Is this what “erotica for women” is really like?

I recently downloaded a book that I thought would be an erotic thriller, which is very different from straight-up erotica. It had elements of mystery in it, but I would classify it as erotica if it came down to it.

Anyway, in the front matter, there was a warning that the author writes “erotica for women”. Well, okay, I’m not a woman, but I’ll read it anyway.

I came away from the book wondering if that’s what “erotica for women” is really like.

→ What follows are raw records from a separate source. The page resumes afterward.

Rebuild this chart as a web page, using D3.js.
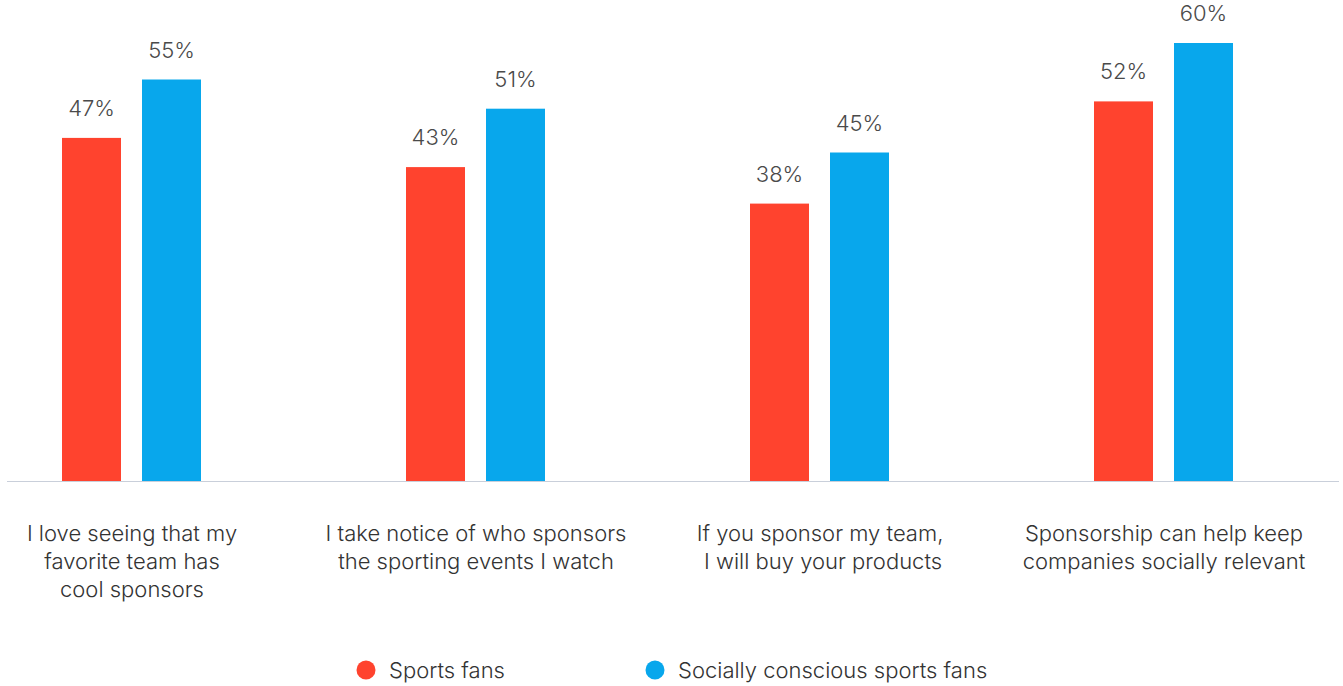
<!DOCTYPE html>
<html>
<head>
<meta charset="utf-8">
<script src="https://cdn.jsdelivr.net/npm/d3@7"></script>
<style>
  body { margin: 0; background: #fff; }
  svg { display: block; font-family: Inter, Roboto, sans-serif; }
</style>
</head>
<body>
<div id="chart"></div>
<script>
// chart data
const categories = [
    "I love seeing that my\nfavorite team has\ncool sponsors",
    "I take notice of who sponsors\nthe sporting events I watch",
    "If you sponsor my team,\n I will buy your products",
    "Sponsorship can help keep\ncompanies socially relevant"
];
const seriesNames = ["Sports fans", "Socially conscious sports fans"];
const sportsFans = [47, 43, 38, 52];
const sociallyConscious = [55, 51, 45, 60];
const seriesColors = ["#ff432e", "#08a7ec"];

const width = 1343, height = 686;
const baseline = 481;

let svg = d3.select("#chart").append("svg")
    .attr("width", width)
    .attr("height", height);

let x0 = d3.scalePoint().domain(categories).range([132, 1164]);
let x1 = d3.scaleBand().domain(seriesNames).range([-70, 70]).paddingInner(0.25);
let y = d3.scaleLinear().domain([0, 60]).range([baseline, 43]);

let rows = categories.map((c, i) => ({
    category: c,
    values: [sportsFans[i], sociallyConscious[i]]
}));

// baseline
svg.append("line")
    .attr("x1", 7).attr("x2", 1339)
    .attr("y1", baseline + 0.5).attr("y2", baseline + 0.5)
    .attr("stroke", "#c9cfda")
    .attr("stroke-width", 1.2);

let groups = svg.selectAll("g.group")
    .data(rows)
    .enter().append("g")
    .attr("class", "group")
    .attr("transform", d => "translate(" + x0(d.category) + ",0)");

groups.selectAll("rect")
    .data(d => d.values.map((v, j) => ({ name: seriesNames[j], value: v, idx: j })))
    .enter().append("rect")
    .attr("x", d => x1(d.name))
    .attr("width", x1.bandwidth() - 1)
    .attr("y", d => y(d.value))
    .attr("height", d => baseline - y(d.value))
    .attr("fill", d => seriesColors[d.idx]);

groups.selectAll("text.value")
    .data(d => d.values.map((v, j) => ({ name: seriesNames[j], value: v })))
    .enter().append("text")
    .attr("class", "value")
    .attr("x", d => x1(d.name) + (x1.bandwidth() - 1) / 2)
    .attr("y", d => y(d.value) - 22)
    .attr("text-anchor", "middle")
    .attr("font-size", 22)
    .attr("font-weight", 300)
    .attr("fill", "#4a4a4a")
    .text(d => d.value + "%");

// category labels under the axis
groups.append("text")
    .attr("class", "cat")
    .attr("text-anchor", "middle")
    .attr("font-size", 22)
    .attr("font-weight", 300)
    .attr("fill", "#333")
    .selectAll("tspan")
    .data(d => d.category.split("\n"))
    .enter().append("tspan")
    .attr("x", 0)
    .attr("y", (d, i) => 541 + i * 28)
    .attr("xml:space", "preserve")
    .text(d => d);

// legend
let legend = svg.append("g");
let legendX = [366, 655];
seriesNames.forEach((name, i) => {
    legend.append("circle")
        .attr("cx", legendX[i]).attr("cy", 670)
        .attr("r", 9.5)
        .attr("fill", seriesColors[i]);
    legend.append("text")
        .attr("x", legendX[i] + 23).attr("y", 678)
        .attr("font-size", 22)
        .attr("font-weight", 300)
        .attr("fill", "#333")
        .text(name);
});
</script>
</body>
</html>
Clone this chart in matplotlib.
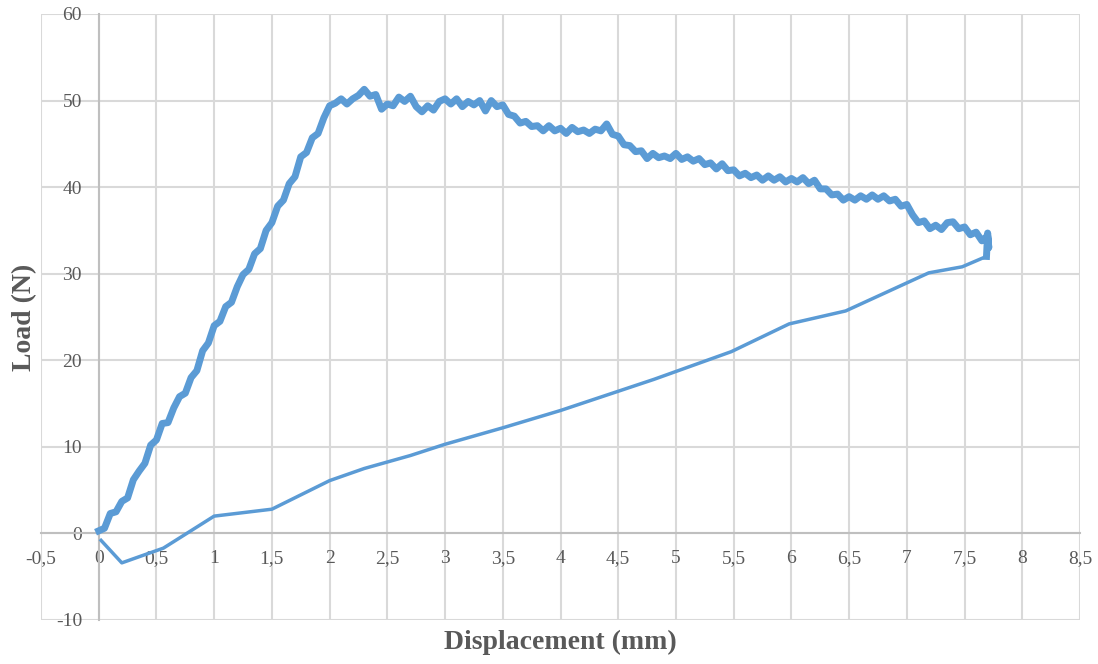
import matplotlib
matplotlib.use('Agg')
import matplotlib.pyplot as plt
from matplotlib.ticker import FuncFormatter, MultipleLocator

# loading branch (noisy measured curve)
load_x = [0.00, 0.05, 0.10, 0.15, 0.20, 0.25, 0.30, 0.35, 0.40, 0.45,
          0.50, 0.55, 0.60, 0.65, 0.70, 0.75, 0.80, 0.85, 0.90, 0.95,
          1.00, 1.05, 1.10, 1.15, 1.20, 1.25, 1.30, 1.35, 1.40, 1.45,
          1.50, 1.55, 1.60, 1.65, 1.70, 1.75, 1.80, 1.85, 1.90, 1.95,
          2.00, 2.05, 2.10, 2.15, 2.20, 2.25, 2.30, 2.35, 2.40, 2.45,
          2.50, 2.55, 2.60, 2.65, 2.70, 2.75, 2.80, 2.85, 2.90, 2.95,
          3.00, 3.05, 3.10, 3.15, 3.20, 3.25, 3.30, 3.35, 3.40, 3.45,
          3.50, 3.55, 3.60, 3.65, 3.70, 3.75, 3.80, 3.85, 3.90, 3.95,
          4.00, 4.05, 4.10, 4.15, 4.20, 4.25, 4.30, 4.35, 4.40, 4.45,
          4.50, 4.55, 4.60, 4.65, 4.70, 4.75, 4.80, 4.85, 4.90, 4.95,
          5.00, 5.05, 5.10, 5.15, 5.20, 5.25, 5.30, 5.35, 5.40, 5.45,
          5.50, 5.55, 5.60, 5.65, 5.70, 5.75, 5.80, 5.85, 5.90, 5.95,
          6.00, 6.05, 6.10, 6.15, 6.20, 6.25, 6.30, 6.35, 6.40, 6.45,
          6.50, 6.55, 6.60, 6.65, 6.70, 6.75, 6.80, 6.85, 6.90, 6.95,
          7.00, 7.05, 7.10, 7.15, 7.20, 7.25, 7.30, 7.35, 7.40, 7.45,
          7.50, 7.55, 7.60, 7.65, 7.70, 7.71, 7.70, 7.69]
load_y = [0.3, 0.6, 2.3, 2.5, 3.7, 4.1, 6.2, 7.2, 8.1, 10.2,
          10.8, 12.7, 12.8, 14.5, 15.8, 16.2, 18.0, 18.8, 21.1, 22.0,
          24.0, 24.5, 26.2, 26.7, 28.5, 29.9, 30.5, 32.3, 32.9, 35.0,
          35.9, 37.8, 38.5, 40.4, 41.2, 43.5, 44.0, 45.7, 46.2, 48.0,
          49.4, 49.7, 50.2, 49.6, 50.2, 50.6, 51.3, 50.5, 50.7, 49.0,
          49.6, 49.4, 50.4, 49.9, 50.5, 49.3, 48.7, 49.4, 48.9, 49.9,
          50.2, 49.6, 50.2, 49.3, 49.9, 49.5, 50.0, 48.8, 50.0, 49.3,
          49.5, 48.4, 48.2, 47.4, 47.6, 47.0, 47.1, 46.5, 47.1, 46.5,
          46.8, 46.2, 46.9, 46.4, 46.6, 46.2, 46.7, 46.5, 47.3, 46.1,
          45.9, 44.9, 44.8, 44.1, 44.2, 43.3, 43.9, 43.4, 43.6, 43.3,
          43.9, 43.2, 43.5, 43.0, 43.3, 42.6, 42.8, 42.1, 42.7, 41.9,
          42.0, 41.3, 41.6, 41.1, 41.4, 40.8, 41.3, 40.8, 41.2, 40.6,
          41.0, 40.6, 41.1, 40.4, 40.8, 39.8, 39.8, 39.1, 39.2, 38.5,
          38.9, 38.5, 39.0, 38.6, 39.1, 38.6, 39.0, 38.4, 38.6, 37.8,
          38.0, 36.8, 35.9, 36.1, 35.2, 35.6, 35.1, 35.9, 36.0, 35.2,
          35.4, 34.5, 34.8, 33.8, 34.4, 33.0, 34.7, 32.0]

# unloading branch
unload_x = [7.69, 7.48, 7.19, 6.47, 5.98, 5.48, 4.81, 4.00, 3.50, 3.00,
            2.70, 2.30, 2.00, 1.50, 1.00, 0.56, 0.20, 0.02]
unload_y = [32.0, 30.8, 30.1, 25.7, 24.2, 21.0, 17.8, 14.2, 12.2, 10.3,
            9.0, 7.5, 6.1, 2.8, 2.0, -1.7, -3.4, -0.8]

xlim = (-0.5, 8.5)
ylim = (-10, 60)

blue = '#5B9BD5'
grid_c = '#D9D9D9'
txt_c = '#595959'

plt.rcParams['font.family'] = ['Liberation Serif', 'DejaVu Serif']

fig = plt.figure(figsize=(10.98, 6.64), dpi=100)
ax = fig.add_axes([41 / 1098, 44 / 664, 1039 / 1098, 606 / 664])

ax.plot(load_x, load_y, color=blue, lw=5, zorder=3)
ax.plot(unload_x, unload_y, color=blue, lw=2.5, zorder=3)

ax.set_xlim(*xlim)
ax.set_ylim(*ylim)
ax.xaxis.set_major_locator(MultipleLocator(0.5))
ax.yaxis.set_major_locator(MultipleLocator(10))


def comma(v, pos):
    s = ('%g' % v).replace('.', ',')
    return s


ax.xaxis.set_major_formatter(FuncFormatter(comma))
ax.yaxis.set_major_formatter(FuncFormatter(comma))

ax.grid(True, color=grid_c, lw=1.5)
ax.set_axisbelow(True)
for ln in ax.get_xgridlines() + ax.get_ygridlines():
    ln.set_clip_on(False)

ax.spines['top'].set_visible(False)
ax.spines['right'].set_visible(False)
ax.spines['left'].set_position(('data', 0))
ax.spines['bottom'].set_position(('data', 0))
for s in ['left', 'bottom']:
    ax.spines[s].set_color('#BFBFBF')
    ax.spines[s].set_linewidth(1.5)
    ax.spines[s].set_zorder(1)

ax.tick_params(axis='both', length=0, labelsize=14, labelcolor=txt_c)
ax.tick_params(axis='x', pad=12)
ax.tick_params(axis='y', pad=12)

fig.text(560 / 1098, 1 - 642 / 664, 'Displacement (mm)', ha='center', va='center',
         fontsize=20, fontweight='bold', color=txt_c)
fig.text(25 / 1098, 1 - 317 / 664, 'Load (N)', ha='center', va='center',
         rotation=90, fontsize=20, fontweight='bold', color=txt_c)

fig.savefig('out.png', dpi=100)
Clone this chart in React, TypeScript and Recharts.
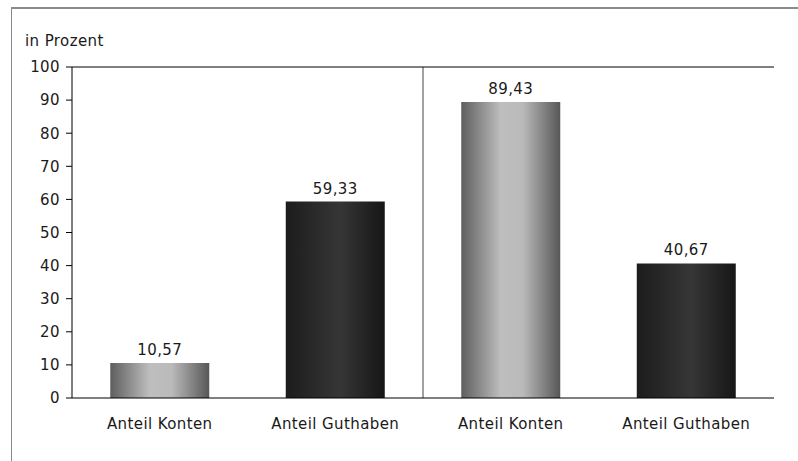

  • There’s an awful lot of specific descriptions of brands and styles of clothes and shoes.
  • I’m pretty sure the author is British, and she uses the word “knob” to describe a penis on several occasions. She also uses dick and penis. However, when referring to the main character’s sexual organ, it’s always “pussy”. (To be fair, in Shell Game my female main character calls hers her “cunt”, so who knows?)
  • I recall exactly one instance of condom use in the book, and no discussions of birth control, sexual health, or safer sex outside of that single scene.
  • The main character tends to fail upward throughout the book. I mean, she is white, and that is a thing that generally happens for attractive white women, so. She quits her HR job, gets a job at a restaurant, gets fired, ends up on the street, luckily bumps into an old friend, ends up moving to Germany with that friend, and gets hired as an escort by the service where the friend works. That doesn’t seem realistic to me.
  • There are two instances where the main character has sex with someone with a large penis, and it seems to be all that’s on her mind — how big it is. In another scene, she sees her lover’s penis and notes that “it’s not the biggest she’d ever seen”. I know there are size queens out there, but is this really something that goes through women’s minds?
  • I don’t think cunnilingus happened more than once in the book.
  • The main character refers to her breasts as “pert”. That struck me oddly.
  • The book ends with one of the main character’s lovers proposing to her after they’ve only known each other for a few weeks and, as far as I could tell, only had sex once. Now that is unrealistic. At least, it is in my mind.

I suppose I should read more erotica to get a feel for what other people are writing, but honestly I’d rather not. I don’t want my stories to be like other people’s — at least, not on purpose. And I want them to be realistic. Maybe when women go out on fancy dates to expensive restaurants they think about brand names of dresses and shoes, and maybe I just don’t like to write about women like that. I like my female characters to be down-to-earth when I’m writing contemporary erotica. They have normal jobs, normal lives, and normal clothes. (Except for Julianna, but even she is a normal person, when you get right down to it.)

I know that women like my erotica — they have told me so (although I could always use more reviews, hint hint) — but I don’t write “erotica for women”. I write erotica for everyone. Or, at least, that’s what I try to do. You’ll have to tell me if I’m succeeding.